§ Data listing:
================================
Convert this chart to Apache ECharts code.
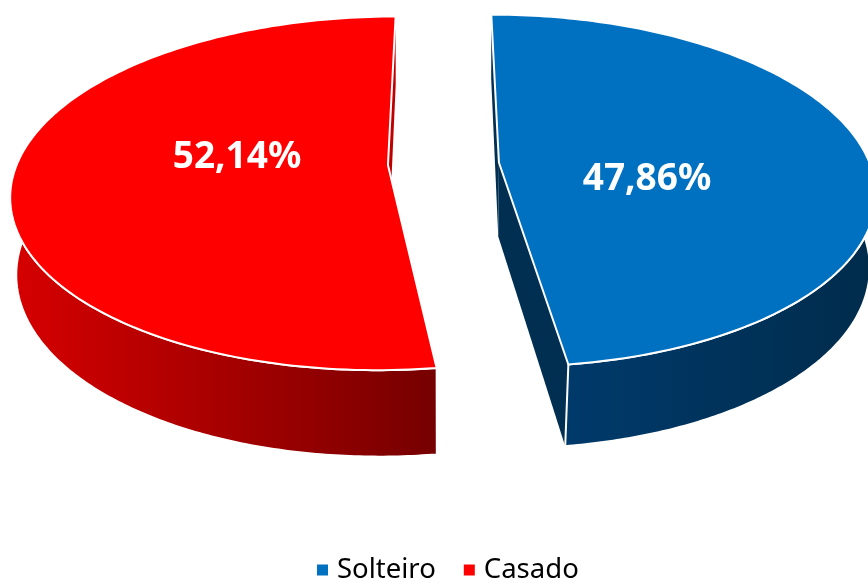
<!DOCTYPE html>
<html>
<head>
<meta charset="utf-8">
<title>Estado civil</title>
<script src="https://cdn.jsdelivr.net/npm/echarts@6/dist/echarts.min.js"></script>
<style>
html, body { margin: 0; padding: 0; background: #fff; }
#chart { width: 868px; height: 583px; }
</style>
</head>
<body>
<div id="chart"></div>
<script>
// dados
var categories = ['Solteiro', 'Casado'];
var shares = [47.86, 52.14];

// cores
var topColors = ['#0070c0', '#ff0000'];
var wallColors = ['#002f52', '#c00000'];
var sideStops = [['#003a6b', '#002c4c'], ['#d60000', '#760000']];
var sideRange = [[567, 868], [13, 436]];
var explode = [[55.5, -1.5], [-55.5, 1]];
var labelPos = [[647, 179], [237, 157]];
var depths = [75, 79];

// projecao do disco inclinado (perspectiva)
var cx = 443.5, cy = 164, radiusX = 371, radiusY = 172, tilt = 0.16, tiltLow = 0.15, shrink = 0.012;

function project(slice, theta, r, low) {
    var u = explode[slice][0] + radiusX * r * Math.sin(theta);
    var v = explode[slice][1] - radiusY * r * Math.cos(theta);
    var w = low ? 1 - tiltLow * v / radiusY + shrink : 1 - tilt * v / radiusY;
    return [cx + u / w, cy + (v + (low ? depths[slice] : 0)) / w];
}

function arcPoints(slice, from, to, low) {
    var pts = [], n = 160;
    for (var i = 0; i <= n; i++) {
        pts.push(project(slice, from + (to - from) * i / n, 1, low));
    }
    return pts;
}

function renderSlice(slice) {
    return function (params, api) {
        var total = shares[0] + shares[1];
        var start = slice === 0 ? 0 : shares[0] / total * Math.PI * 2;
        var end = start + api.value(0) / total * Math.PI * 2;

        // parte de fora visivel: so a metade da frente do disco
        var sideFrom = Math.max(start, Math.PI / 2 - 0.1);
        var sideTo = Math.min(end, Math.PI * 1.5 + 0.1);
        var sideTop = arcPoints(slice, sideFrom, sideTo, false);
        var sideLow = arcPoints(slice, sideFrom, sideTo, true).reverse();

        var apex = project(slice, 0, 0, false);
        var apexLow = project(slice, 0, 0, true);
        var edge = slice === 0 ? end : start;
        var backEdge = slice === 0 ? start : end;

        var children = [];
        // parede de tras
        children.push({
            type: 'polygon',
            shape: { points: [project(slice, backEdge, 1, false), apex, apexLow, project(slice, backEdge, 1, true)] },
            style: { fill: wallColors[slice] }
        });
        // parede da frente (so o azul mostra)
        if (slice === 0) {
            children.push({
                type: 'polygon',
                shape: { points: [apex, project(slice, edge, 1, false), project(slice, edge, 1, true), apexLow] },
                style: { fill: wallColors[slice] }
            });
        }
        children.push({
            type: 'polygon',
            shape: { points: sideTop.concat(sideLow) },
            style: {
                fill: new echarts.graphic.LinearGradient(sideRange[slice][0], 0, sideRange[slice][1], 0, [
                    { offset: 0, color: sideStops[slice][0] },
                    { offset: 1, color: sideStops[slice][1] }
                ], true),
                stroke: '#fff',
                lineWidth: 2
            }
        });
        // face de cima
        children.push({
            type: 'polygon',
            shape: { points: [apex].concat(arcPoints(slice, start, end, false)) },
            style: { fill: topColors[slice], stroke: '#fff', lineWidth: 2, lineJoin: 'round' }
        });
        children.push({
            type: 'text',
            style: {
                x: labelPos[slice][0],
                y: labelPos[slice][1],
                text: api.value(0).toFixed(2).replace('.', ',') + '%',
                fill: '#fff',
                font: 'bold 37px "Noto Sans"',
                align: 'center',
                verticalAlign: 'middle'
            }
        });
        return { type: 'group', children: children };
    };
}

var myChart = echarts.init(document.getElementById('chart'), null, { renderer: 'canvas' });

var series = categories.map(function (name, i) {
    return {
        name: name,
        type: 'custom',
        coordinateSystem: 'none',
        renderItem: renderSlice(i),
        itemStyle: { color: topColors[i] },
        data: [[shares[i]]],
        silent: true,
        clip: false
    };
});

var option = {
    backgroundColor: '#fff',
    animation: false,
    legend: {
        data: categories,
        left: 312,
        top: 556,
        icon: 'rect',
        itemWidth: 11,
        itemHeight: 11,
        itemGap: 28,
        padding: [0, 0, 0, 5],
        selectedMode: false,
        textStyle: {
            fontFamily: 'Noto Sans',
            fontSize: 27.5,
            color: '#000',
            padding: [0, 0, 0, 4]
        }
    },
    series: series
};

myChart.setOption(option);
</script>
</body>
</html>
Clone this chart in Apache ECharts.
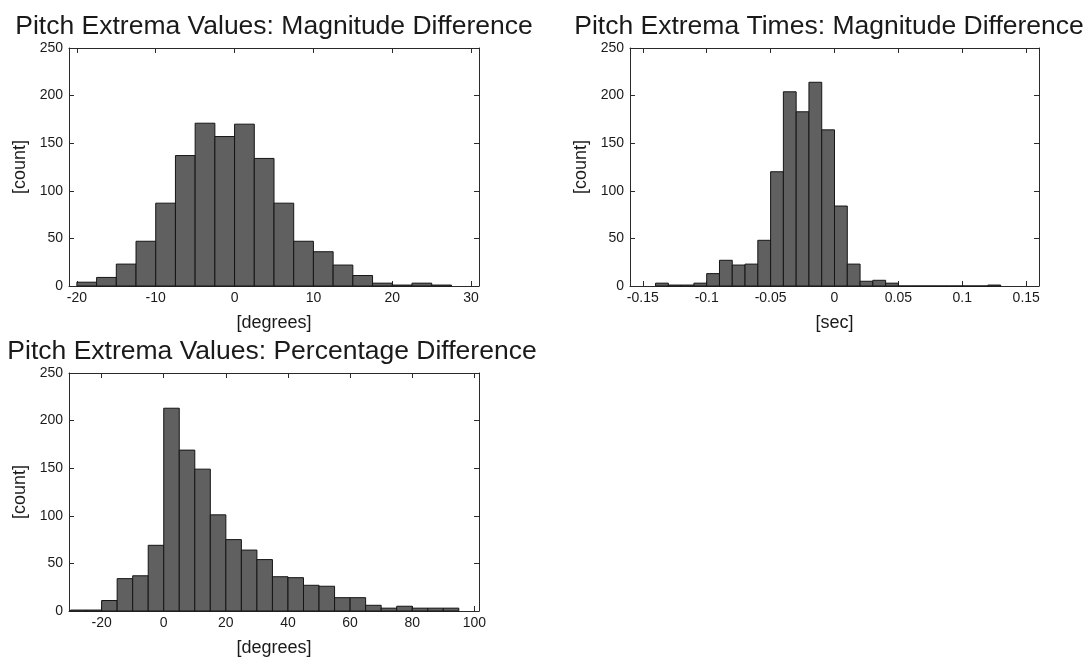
================================
§ Task description: Leave the images out and output the remaining material exactly as it stands.

§ Answer for this exercise:
Convert this chart to Apache ECharts code.
<!DOCTYPE html>
<html>
<head>
<meta charset="utf-8">
<title>Estado civil</title>
<script src="https://cdn.jsdelivr.net/npm/echarts@6/dist/echarts.min.js"></script>
<style>
html, body { margin: 0; padding: 0; background: #fff; }
#chart { width: 868px; height: 583px; }
</style>
</head>
<body>
<div id="chart"></div>
<script>
// dados
var categories = ['Solteiro', 'Casado'];
var shares = [47.86, 52.14];

// cores
var topColors = ['#0070c0', '#ff0000'];
var wallColors = ['#002f52', '#c00000'];
var sideStops = [['#003a6b', '#002c4c'], ['#d60000', '#760000']];
var sideRange = [[567, 868], [13, 436]];
var explode = [[55.5, -1.5], [-55.5, 1]];
var labelPos = [[647, 179], [237, 157]];
var depths = [75, 79];

// projecao do disco inclinado (perspectiva)
var cx = 443.5, cy = 164, radiusX = 371, radiusY = 172, tilt = 0.16, tiltLow = 0.15, shrink = 0.012;

function project(slice, theta, r, low) {
    var u = explode[slice][0] + radiusX * r * Math.sin(theta);
    var v = explode[slice][1] - radiusY * r * Math.cos(theta);
    var w = low ? 1 - tiltLow * v / radiusY + shrink : 1 - tilt * v / radiusY;
    return [cx + u / w, cy + (v + (low ? depths[slice] : 0)) / w];
}

function arcPoints(slice, from, to, low) {
    var pts = [], n = 160;
    for (var i = 0; i <= n; i++) {
        pts.push(project(slice, from + (to - from) * i / n, 1, low));
    }
    return pts;
}

function renderSlice(slice) {
    return function (params, api) {
        var total = shares[0] + shares[1];
        var start = slice === 0 ? 0 : shares[0] / total * Math.PI * 2;
        var end = start + api.value(0) / total * Math.PI * 2;

        // parte de fora visivel: so a metade da frente do disco
        var sideFrom = Math.max(start, Math.PI / 2 - 0.1);
        var sideTo = Math.min(end, Math.PI * 1.5 + 0.1);
        var sideTop = arcPoints(slice, sideFrom, sideTo, false);
        var sideLow = arcPoints(slice, sideFrom, sideTo, true).reverse();

        var apex = project(slice, 0, 0, false);
        var apexLow = project(slice, 0, 0, true);
        var edge = slice === 0 ? end : start;
        var backEdge = slice === 0 ? start : end;

        var children = [];
        // parede de tras
        children.push({
            type: 'polygon',
            shape: { points: [project(slice, backEdge, 1, false), apex, apexLow, project(slice, backEdge, 1, true)] },
            style: { fill: wallColors[slice] }
        });
        // parede da frente (so o azul mostra)
        if (slice === 0) {
            children.push({
                type: 'polygon',
                shape: { points: [apex, project(slice, edge, 1, false), project(slice, edge, 1, true), apexLow] },
                style: { fill: wallColors[slice] }
            });
        }
        children.push({
            type: 'polygon',
            shape: { points: sideTop.concat(sideLow) },
            style: {
                fill: new echarts.graphic.LinearGradient(sideRange[slice][0], 0, sideRange[slice][1], 0, [
                    { offset: 0, color: sideStops[slice][0] },
                    { offset: 1, color: sideStops[slice][1] }
                ], true),
                stroke: '#fff',
                lineWidth: 2
            }
        });
        // face de cima
        children.push({
            type: 'polygon',
            shape: { points: [apex].concat(arcPoints(slice, start, end, false)) },
            style: { fill: topColors[slice], stroke: '#fff', lineWidth: 2, lineJoin: 'round' }
        });
        children.push({
            type: 'text',
            style: {
                x: labelPos[slice][0],
                y: labelPos[slice][1],
                text: api.value(0).toFixed(2).replace('.', ',') + '%',
                fill: '#fff',
                font: 'bold 37px "Noto Sans"',
                align: 'center',
                verticalAlign: 'middle'
            }
        });
        return { type: 'group', children: children };
    };
}

var myChart = echarts.init(document.getElementById('chart'), null, { renderer: 'canvas' });

var series = categories.map(function (name, i) {
    return {
        name: name,
        type: 'custom',
        coordinateSystem: 'none',
        renderItem: renderSlice(i),
        itemStyle: { color: topColors[i] },
        data: [[shares[i]]],
        silent: true,
        clip: false
    };
});

var option = {
    backgroundColor: '#fff',
    animation: false,
    legend: {
        data: categories,
        left: 312,
        top: 556,
        icon: 'rect',
        itemWidth: 11,
        itemHeight: 11,
        itemGap: 28,
        padding: [0, 0, 0, 5],
        selectedMode: false,
        textStyle: {
            fontFamily: 'Noto Sans',
            fontSize: 27.5,
            color: '#000',
            padding: [0, 0, 0, 4]
        }
    },
    series: series
};

myChart.setOption(option);
</script>
</body>
</html>
Clone this chart in Apache ECharts.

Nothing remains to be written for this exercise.